Team Turnstile: how do NYC neighborhoods recover from extreme weather events?
I wanted to give you the low-down on a data hackathon I participated in this weekend, which was sponsored by the NYU Institute for Public Knowledge on the topic of climate change and social information. We were assigned teams and given a very broad mandate. We had only 24 hours to do the work, so it had to be simple.
Our team consisted of Venky Kannan, Tom Levine, Eric Schles, Aaron Schumacher, Laura Noren, Stephen Fybish, and me.
We decided to think about the effects of super storms on different neighborhoods. In particular, to measure the recovery time of the subway ridership in various neighborhoods using census information. Our project was inspired by this “nofarehikes” map of New York which tries to measure the impact of a fare hike on the different parts of New York. Here’s a copy of our final slides.

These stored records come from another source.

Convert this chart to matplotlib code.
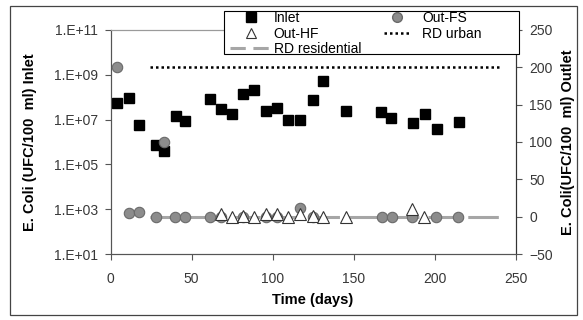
#%%
import numpy as np
import matplotlib.pyplot as plt
from matplotlib.lines import Line2D
from matplotlib.patches import Rectangle

plt.rcParams['font.family'] = ['Liberation Sans', 'DejaVu Sans']

# ---- donnees ----
# Inlet (axe gauche, log)
inlet_days = [3.7, 11.5, 17.7, 27.8, 32.9, 40.1, 46.1, 61.1, 68.1, 74.9, 81.7, 88.7,
              95.9, 102.7, 109.7, 117.1, 124.8, 131.3, 145.2, 167.0, 172.9, 186.9,
              194.3, 201.4, 215.3]
inlet_log = [7.75, 7.95, 6.75, 5.85, 5.60, 7.15, 6.95, 7.92, 7.49, 7.26, 8.14, 8.32,
             7.38, 7.53, 7.00, 6.97, 7.88, 8.72, 7.38, 7.34, 7.06, 6.83, 7.26, 6.59, 6.91]
inlet = [10 ** v for v in inlet_log]

# Out-FS (axe droit)
fs_days = [4.1, 11.5, 17.7, 28.0, 32.9, 39.7, 45.9, 61.1, 68.0, 81.5, 95.9, 102.7,
           116.9, 124.8, 167.4, 173.6, 185.9, 201.0, 214.7]
fs_vals = [200, 5, 6, 0, 100, 0, 0, 0, 0, 0, 0, 0, 11, 0, 0, 0, 0, 0, 0]

# Out-HF (axe droit)
hf_days = [68.1, 74.7, 81.5, 88.7, 95.9, 102.7, 109.7, 117.1, 124.8, 131.3, 145.2,
           186.0, 193.7]
hf_vals = [4, 0, 1, 0, 3, 4, 0, 3, 1, 0, 0, 10, 0]

# lignes de reference
rd_urban_x = [24, 240]
rd_urban_y = [200, 200]
rd_res_x = [24, 243]
rd_res_y = [0, 0]

x_ticks = [0, 50, 100, 150, 200, 250]
left_ticks = [1e1, 1e3, 1e5, 1e7, 1e9, 1e11]
left_labels = ['1.E+01', '1.E+03', '1.E+05', '1.E+07', '1.E+09', '1.E+11']
right_ticks = [-50, 0, 50, 100, 150, 200, 250]

#%%
W, H = 583, 320
fig = plt.figure(figsize=(W / 100, H / 100), dpi=100)
ax = fig.add_axes([110.7 / W, 1 - 254 / H, (515.5 - 110.7) / W, (254 - 30) / H])
ax2 = ax.twinx()

tick_col = '#383838'
fs_face, fs_edge = '#8c8c8c', '#6a6a6a'
res_col = '#a6a6a6'

# Inlet
ax.plot(inlet_days, inlet, ls='none', marker='s', ms=7, mfc='black', mec='black',
        zorder=3)
ax.set_yscale('log')
ax.set_ylim(1e1, 1e11)
ax.set_yticks(left_ticks)
ax.set_yticklabels(left_labels)
ax.minorticks_off()
ax.set_xlim(0, 250)
ax.set_xticks(x_ticks)

# axe droit
ax2.plot(rd_res_x, rd_res_y, color=res_col, lw=2.2, dashes=(10, 3), zorder=1)
ax2.plot(rd_urban_x, rd_urban_y, color='black', lw=1.8, ls=(0, (1, 1.2)), zorder=1)
ax2.plot(fs_days, fs_vals, ls='none', marker='o', ms=7.5,
         mfc=fs_face, mec=fs_edge, mew=0.8, zorder=3)
ax2.plot(hf_days, hf_vals, ls='none', marker='^', ms=8, mfc='white', mec='#333333',
         mew=0.8, zorder=4)
ax2.set_ylim(-50, 250)
ax2.set_yticks(right_ticks)

# style des axes
for a in (ax, ax2):
    a.spines['top'].set_color('#9a9a9a')
    a.spines['left'].set_color('#555555')
    a.spines['right'].set_color('#333333')
    a.spines['bottom'].set_color('#555555')
    a.tick_params(direction='out', length=4, width=0.8, colors='#555555',
                  labelcolor=tick_col, labelsize=10)
ax.tick_params(axis='x', pad=9)
ax.tick_params(axis='y', pad=5)
ax2.tick_params(axis='y', pad=6)

ax.set_xlabel('Time (days)', fontsize=10.5, fontweight='bold', labelpad=5)
ax.set_ylabel('E. Coli (UFC/100  ml) Inlet', fontsize=10.5, fontweight='bold',
              labelpad=12)
ax2.set_ylabel('E. Coli(UFC/100  ml) Outlet', fontsize=10.5, fontweight='bold',
               labelpad=6)

# legende : cadre dessine a part + deux colonnes sans cadre
fig.patches.append(Rectangle((224 / W, 1 - 54 / H), (519 - 224) / W, (54 - 10.7) / H,
                             transform=fig.transFigure, facecolor='white',
                             edgecolor='black', lw=0.8, zorder=4))

h_inlet = Line2D([], [], ls='none', marker='s', ms=7, mfc='black', mec='black')
h_hf = Line2D([], [], ls='none', marker='^', ms=7.5, mfc='white', mec='#333333', mew=0.8)
h_res = Line2D([], [], color=res_col, lw=2.2, dashes=(5, 2.5))
h_fs = Line2D([], [], ls='none', marker='o', ms=7, mfc=fs_face, mec=fs_edge)
h_urb = Line2D([], [], color='black', lw=1.8, ls=(0, (1, 1.2)))

leg1 = fig.legend([h_inlet, h_hf, h_res], ['Inlet', 'Out-HF', 'RD residential'],
                  loc='upper left', bbox_to_anchor=(230 / W, 1 - 11 / H),
                  fontsize=10, frameon=False, borderpad=0, labelspacing=0.12,
                  handlelength=3.0, handletextpad=0.15, borderaxespad=0)
leg2 = fig.legend([h_fs, h_urb], ['Out-FS', 'RD urban'],
                  loc='upper left', bbox_to_anchor=(384 / W, 1 - 11 / H),
                  fontsize=10, frameon=False, borderpad=0, labelspacing=0.12,
                  handlelength=1.9, handletextpad=0.85, borderaxespad=0)
leg1.set_zorder(6)
leg2.set_zorder(6)

# cadre exterieur
fig.patches.append(Rectangle((10 / W, 5 / H), 1 - 16 / W, 1 - 11 / H,
                             transform=fig.transFigure, fill=False,
                             edgecolor='#444444', lw=0.9))

fig.savefig('out.png', dpi=100)
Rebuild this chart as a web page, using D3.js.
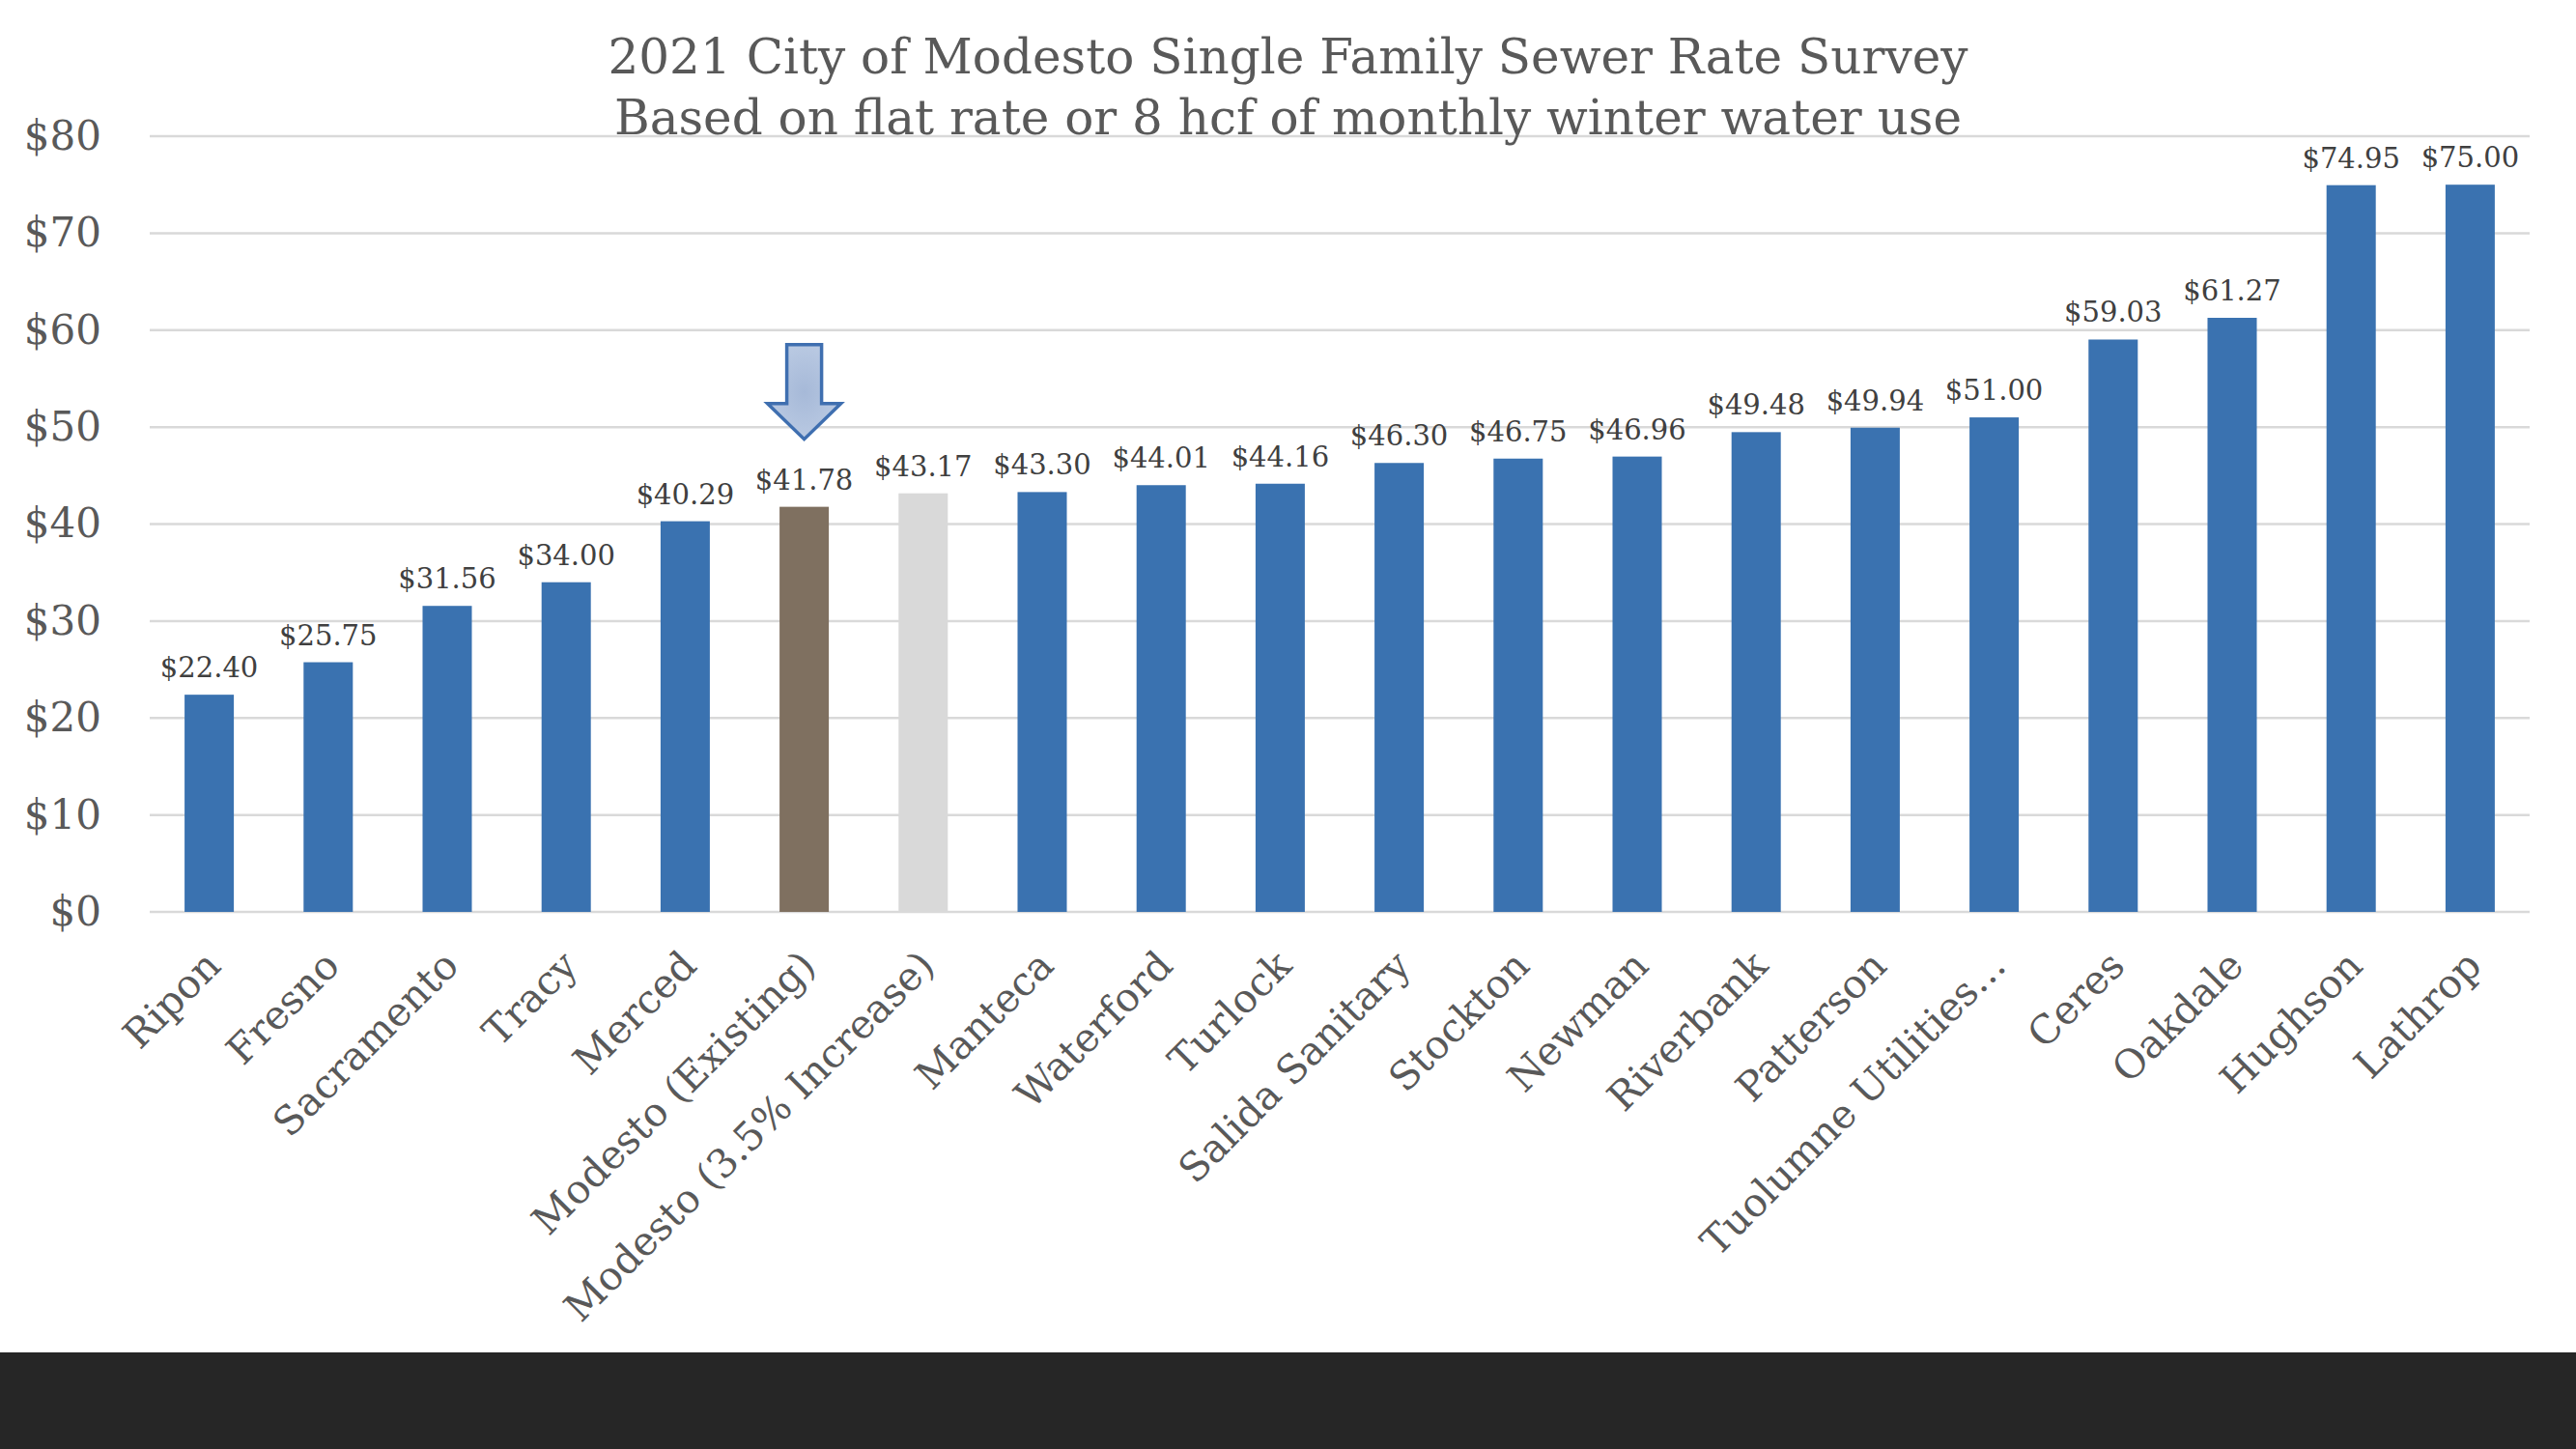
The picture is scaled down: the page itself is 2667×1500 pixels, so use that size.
<!DOCTYPE html>
<html>
<head>
<meta charset="utf-8">
<script src="https://cdn.jsdelivr.net/npm/d3@7"></script>
<style>
  body { margin: 0; background: #fff; }
  svg { display: block; }
</style>
</head>
<body>
<div id="chart"></div>
<script>
// chart data
let cities = ['Ripon', 'Fresno', 'Sacramento', 'Tracy', 'Merced', 'Modesto (Existing)',
    'Modesto (3.5% Increase)', 'Manteca', 'Waterford', 'Turlock', 'Salida Sanitary',
    'Stockton', 'Newman', 'Riverbank', 'Patterson', 'Tuolumne Utilities...', 'Ceres',
    'Oakdale', 'Hughson', 'Lathrop'];
let rates = [22.40, 25.75, 31.56, 34.00, 40.29, 41.78, 43.17, 43.30, 44.01, 44.16,
    46.30, 46.75, 46.96, 49.48, 49.94, 51.00, 59.03, 61.27, 74.95, 75.00];
let yTicks = [0, 10, 20, 30, 40, 50, 60, 70, 80];
let titleLines = ['2021 City of Modesto Single Family Sewer Rate Survey',
    'Based on flat rate or 8 hcf of monthly winter water use'];
let highlight = 'Modesto (Existing)';

// svg dimensions
let svgWidth = 2667,
    svgHeight = 1500;

let margin = { top: 141, right: 48, bottom: 556, left: 155 };
let chartWidth = svgWidth - margin.left - margin.right;
let chartHeight = svgHeight - margin.top - margin.bottom;

let svg = d3.select('#chart')
    .append('svg')
    .attr('width', svgWidth)
    .attr('height', svgHeight);

// arrow gradient
let grad = svg.append('defs').append('radialGradient')
    .attr('id', 'arrowFill');
grad.append('stop').attr('offset', '0%').attr('stop-color', '#a6b9d8');
grad.append('stop').attr('offset', '100%').attr('stop-color', '#b9c9e2');

let chartGroup = svg.append('g')
    .attr('transform', `translate(${margin.left}, ${margin.top})`);

// scales
let xScale = d3.scaleBand()
    .domain(cities)
    .range([0, chartWidth])
    .paddingInner(0.586)
    .paddingOuter(0.293);

let yScale = d3.scaleLinear()
    .domain([0, 80])
    .range([chartHeight, 0]);

// gridlines
chartGroup.append('g')
    .selectAll('line')
    .data(yTicks)
    .join('line')
    .attr('x1', 0)
    .attr('x2', chartWidth)
    .attr('y1', d => yScale(d))
    .attr('y2', d => yScale(d))
    .attr('stroke', '#d9d9d9')
    .attr('stroke-width', 2.5);

// left axis labels
let leftAxis = d3.axisLeft(yScale)
    .tickValues(yTicks)
    .tickSize(0)
    .tickPadding(50)
    .tickFormat(d => '$' + d);

chartGroup.append('g')
    .call(leftAxis)
    .call(g => g.select('.domain').remove())
    .selectAll('text')
    .attr('font-family', 'DejaVu Serif')
    .attr('font-size', 42)
    .attr('fill', '#595959');

// bars
let barColor = d => d === highlight ? '#7f7060'
    : d === 'Modesto (3.5% Increase)' ? '#d9d9d9' : '#3a72b0';

chartGroup.append('g')
    .selectAll('rect')
    .data(cities)
    .join('rect')
    .attr('x', d => xScale(d))
    .attr('y', (d, i) => yScale(rates[i]))
    .attr('width', xScale.bandwidth())
    .attr('height', (d, i) => chartHeight - yScale(rates[i]))
    .attr('fill', barColor);

// value labels
chartGroup.append('g')
    .selectAll('text')
    .data(cities)
    .join('text')
    .attr('x', d => xScale(d) + xScale.bandwidth() / 2)
    .attr('y', (d, i) => yScale(rates[i]) - 18)
    .attr('text-anchor', 'middle')
    .attr('font-family', 'DejaVu Serif')
    .attr('font-size', 29)
    .attr('fill', '#404040')
    .text((d, i) => '$' + rates[i].toFixed(2));

// category labels, rotated
chartGroup.append('g')
    .selectAll('text')
    .data(cities)
    .join('text')
    .attr('transform', d => `translate(${xScale(d) + xScale.bandwidth() / 2 + 14}, ${chartHeight + 58}) rotate(-45)`)
    .attr('text-anchor', 'end')
    .attr('font-family', 'DejaVu Serif')
    .attr('font-size', 41)
    .attr('fill', '#595959')
    .text(d => d);

// arrow pointing at the existing Modesto rate
let hi = cities.indexOf(highlight);
let ax = xScale(highlight) + xScale.bandwidth() / 2;
let tipY = yScale(rates[hi]) - 70;
let arrow = [
    [-18, -98], [18, -98], [18, -37], [38, -37],
    [0, 0], [-38, -37], [-18, -37]
];
chartGroup.append('path')
    .attr('d', d3.line()(arrow.map(p => [ax + p[0], tipY + p[1]])) + 'Z')
    .attr('fill', 'url(#arrowFill)')
    .attr('stroke', '#3f6fb0')
    .attr('stroke-width', 3.5)
    .attr('stroke-linejoin', 'miter');

// title
svg.append('g')
    .selectAll('text')
    .data(titleLines)
    .join('text')
    .attr('x', svgWidth / 2)
    .attr('y', (d, i) => 76 + i * 63)
    .attr('text-anchor', 'middle')
    .attr('font-family', 'DejaVu Serif')
    .attr('font-size', 50)
    .attr('fill', '#595959')
    .text(d => d);

// dark footer band
svg.append('rect')
    .attr('x', 0)
    .attr('y', 1400)
    .attr('width', svgWidth)
    .attr('height', 100)
    .attr('fill', '#262626');
</script>
</body>
</html>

Also, it’s not directly related to climate change, but rather rests on the assumption that with climate change comes more frequent extreme weather events, which seems to be an existing myth (please tell me if the evidence is or isn’t there for that myth).
We used three data sets: subway ridership by turnstile, which only exists since May 2010, the census of 2010 (which is kind of out of date but things don’t change that quickly) and daily weather observations from NOAA.
Using the weather map and relying on some formal definitions while making up some others, we came up with a timeline of extreme weather events:
Then we looked at subway daily ridership to see the effect of the storms or the recovery from the storms:
Then we used the census tracts to understand wealth in New York:
And of course we had to know which subway stations were in which census tracts. This isn’t perfect because we didn’t have time to assign “empty” census tracts to some nearby subway station. There are on the order of 2,000 census tracts but only on the order of 800 subway stations. But again, 24 hours isn’t alot of time, even to build clustering algorithms.
Finally, we attempted to put the data together to measure which neighborhoods have longer-than-expected recovery times after extreme weather events. This is our picture:
Interestingly, it looks like the neighborhoods of Manhattan are most impacted by severe weather events, which is not in line with our prior [Update: I don’t think we actually computed the impact on a given resident, but rather just the overall change in rate of ridership versus normal. An impact analysis would take into account the relative wealth of the neighborhoods and would probably look very different].
There are tons of caveats, I’ll mention only a few here:
- We didn’t have time to measure the extent to which the recovery time took longer because the subway stopped versus other reasons people might not sure the subway. But our data is good enough to do this.
- Our data might have been overwhelmingly biased by Sandy. We’d really like to do this with much longer-term data, but the granular subway ridership data has not been available for long. But the good news is we can do this from now on.
- We didn’t have bus data at the same level, which is a huge part of whether someone can get to work, especially in the outer boroughs. This would have been great and would have given us a clearer picture.
- When someone can’t get to work, do they take a car service? How much does that cost? We’d love to have gotten our hands on the alternative ways people got to work and how that would impact them.
- In general we’d have like to measure the impact relative to their median salary.
- We would also have loved to have measured the extent to which each neighborhood consisted of salary versus hourly wage earners to further understand how a loss of transportation would translate into an impact on income.